Moda “turizmi”
Moda sahnesinin önde gelen ve köklü bir mirasa sahip markalarında, son yıllarda yaşanan kreatif direktör hareketinin ardındaki nedenler bir yana, markaya aidiyeti yeniden sorguladığımız bir dönemin arifesindeyiz.


- TEXT Zeynep Sipahi
Her an her şeyin değiştiği en hızlı sektörlerden biri olan moda sektörü, son yıllarda kreatif direktör “turizmi”yle dikkat çekiyor. Turizm diyorum, çünkü yerleşip markaya aidiyet besleyecek ve kreatif koleksiyonlarıyla vizyonlarını yansıtacak kadar bile zaman geçiremeden, ki moda uzmanlarına göre bu süre minimum bir buçuk yıldır, bazı kreatif direktörler başka bir markaya doğru destinasyonunu değiştiriyor. Bu bir kriz mi, yoksa yeni düzene uyum sağlama çabası mı? Tabii ki bu değişimlerin ardında birçok etken var. Ancak söyleyebiliriz ki, kreatif direktörlerin köklü lüks markalarla özdeşleştiği dönemin sonuna geldik gibi görünüyor.
Bu noktada, Karl Lagerfeld gibi moda dünyasına yaratıcı vizyonuyla uzun yıllar katkıda bulunan isimleri es geçmemek gerekiyor. Karl Lagerfeld, 1983 yılından 2019 yılına kadar, yani tam 36 yıl boyunca, Chanel'de kreatif direktör- lük görevini yürüttü. Bu süre zarfında kökleri Coco Chanel döneminde atılan Chanel'in ikonik stilini modernize ederek markayı lüks moda dünyasında zirveye taşıdı. Keza “House of Gucci”yi izleyenler bilir.
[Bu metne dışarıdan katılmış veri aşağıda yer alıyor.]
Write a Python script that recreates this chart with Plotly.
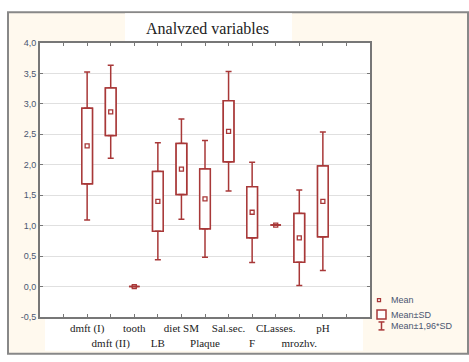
import numpy as np
import plotly.graph_objects as go

# ---- data ----
labels = ["dmft (I)", "dmft (II)", "tooth", "LB", "diet SM", "Plaque",
          "Sal.sec.", "F", "CLasses.", "mrozhv.", "pH"]
means = [2.31, 2.87, 0.00, 1.40, 1.93, 1.44, 2.55, 1.22, 1.01, 0.80, 1.40]
sds   = [0.62, 0.39, 0.00, 0.49, 0.42, 0.49, 0.50, 0.42, 0.00, 0.40, 0.58]
y_ticks = [-0.5, 0.0, 0.5, 1.0, 1.5, 2.0, 2.5, 3.0, 3.5, 4.0]
title_text = "Analvzed variables"
legend_labels = ["Mean", "Mean±SD", "Mean±1,96*SD"]

RED = "#A83838"
m = np.array(means)
s = np.array(sds)
x = np.arange(1, len(labels) + 1)

fig = go.Figure()
# box: mean ± SD, with upper whisker to mean + 1.96 SD
fig.add_trace(go.Bar(
    x=x, base=m - s, y=2 * s, width=0.45,
    marker=dict(color="white", line=dict(color=RED, width=1.5)),
    error_y=dict(type="data", symmetric=False, array=0.96 * s, arrayminus=np.zeros_like(s),
                 color=RED, thickness=1.5, width=3),
    showlegend=False, hoverinfo="skip"))
# same box drawn downward, carrying the lower whisker to mean - 1.96 SD
fig.add_trace(go.Bar(
    x=x, base=m + s, y=-2 * s, width=0.45,
    marker=dict(color="white", line=dict(color=RED, width=1.5)),
    error_y=dict(type="data", symmetric=False, array=np.zeros_like(s), arrayminus=0.96 * s,
                 color=RED, thickness=1.5, width=3),
    showlegend=False, hoverinfo="skip"))
# mean markers
fig.add_trace(go.Scatter(
    x=x, y=m, mode="markers",
    marker=dict(symbol="square-open", size=4, color=RED, line=dict(color=RED, width=1.3)),
    showlegend=False))

# staggered category labels
ticktext = [""] + [lab if i % 2 == 0 else " <br>" + lab for i, lab in enumerate(labels)] + [""]
tickvals = list(range(0, len(labels) + 2))

L, R, T, B = 40, 99, 43, 43
W, H = 469, 362
pw, ph = W - L - R, H - T - B

def px(xp):
    return (xp - L) / pw

def py(yp):
    return (H - B - yp) / ph

shapes = [
    # outer cream frame
    dict(type="rect", xref="paper", yref="paper", x0=px(8), x1=px(468), y0=py(356), y1=py(12),
         fillcolor="#FFF9EE", line=dict(color="#888888", width=2), layer="below"),
    # white plot area
    dict(type="rect", xref="paper", yref="paper", x0=0, x1=1, y0=0, y1=1,
         fillcolor="white", line=dict(width=0), layer="below"),
    # white label strip
    dict(type="rect", xref="paper", yref="paper", x0=px(45), x1=px(363), y0=py(353), y1=0,
         fillcolor="white", line=dict(width=0), layer="below"),
    # white title box
    dict(type="rect", xref="paper", yref="paper", x0=px(125), x1=px(292), y0=py(42), y1=py(13),
         fillcolor="white", line=dict(width=0), layer="below"),
    # legend: mean marker
    dict(type="rect", xref="paper", yref="paper", x0=px(377.5), x1=px(380.5), y0=py(303.5), y1=py(300.5),
         fillcolor="white", line=dict(color=RED, width=1.3)),
    # legend: box
    dict(type="rect", xref="paper", yref="paper", x0=px(377), x1=px(386), y0=py(321), y1=py(312),
         fillcolor="white", line=dict(color=RED, width=1.5)),
    # legend: whisker I-beam
    dict(type="line", xref="paper", yref="paper", x0=px(381.5), x1=px(381.5), y0=py(332), y1=py(324),
         line=dict(color=RED, width=1.5)),
    dict(type="line", xref="paper", yref="paper", x0=px(378.5), x1=px(384.5), y0=py(324), y1=py(324),
         line=dict(color=RED, width=1.5)),
    dict(type="line", xref="paper", yref="paper", x0=px(378.5), x1=px(384.5), y0=py(332), y1=py(332),
         line=dict(color=RED, width=1.5)),
]

annotations = [
    dict(xref="paper", yref="paper", x=px(207), y=py(28), text=title_text,
         showarrow=False, xanchor="center", yanchor="middle",
         font=dict(family="Liberation Serif, Times New Roman", size=16, color="#222222")),
]
for lab, yp in zip(legend_labels, [302, 316.5, 328]):
    annotations.append(dict(xref="paper", yref="paper", x=px(389), y=py(yp), text=lab,
                            showarrow=False, xanchor="left", yanchor="middle",
                            font=dict(family="Arial, Liberation Sans", size=9, color="#4a5570")))

fig.update_layout(
    width=W, height=H,
    margin=dict(l=L, r=R, t=T, b=B),
    paper_bgcolor="white", plot_bgcolor="white",
    barmode="overlay",
    shapes=shapes, annotations=annotations,
    showlegend=False,
)
fig.update_xaxes(range=[-1, len(labels) + 2], tickmode="array", tickvals=tickvals, ticktext=ticktext,
                 tickangle=0,
                 showgrid=False, zeroline=False, showline=True, linecolor="#777777", linewidth=2,
                 mirror="allticks", ticks="inside", ticklen=3, tickcolor="#777777",
                 tickfont=dict(family="Liberation Serif, Times New Roman", size=11, color="#222222"))
fig.update_yaxes(range=[-0.5, 4.0], tickmode="array", tickvals=y_ticks,
                 ticktext=[f"{v:.1f}".replace(".", ",") for v in y_ticks],
                 showgrid=True, gridcolor="#e0e0e0", gridwidth=1, zeroline=False,
                 showline=True, linecolor="#777777", linewidth=2, mirror="allticks",
                 ticks="inside", ticklen=3, tickcolor="#777777",
                 tickfont=dict(family="Arial, Liberation Sans", size=9, color="#4a5570"))

fig.write_html("out.html", config={"displayModeBar": False},
               post_script="document.body.style.margin='0';")
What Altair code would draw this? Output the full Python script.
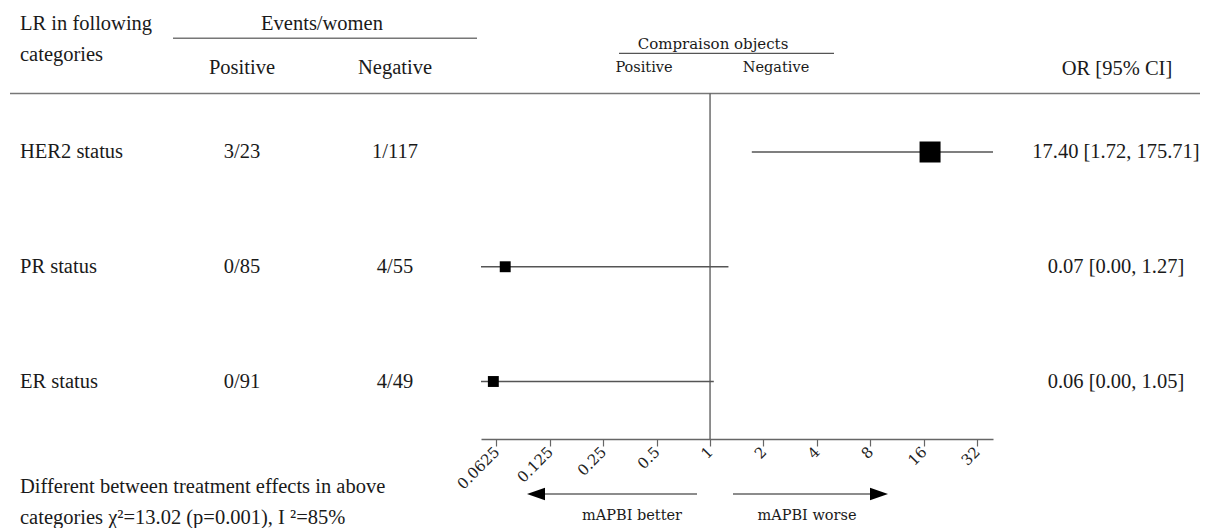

Tom Ford, o dönem büyük kriz yaşayan ve batmak üzere olan Gucci’ye getirdiği genç, radikal ve kreatif solukla adeta bir devrim yarattı. 1994’ten 2004’e kadar Gucci’ye getirdiği yeniliğin ardından, 1999'da Gucci, Yves Saint Laurent'i bünyesine dahil etti. Ardından da Ford, YSL'nin de kreatif direktörü oldu ve 2004'e kadar bu pozisyonda kaldı.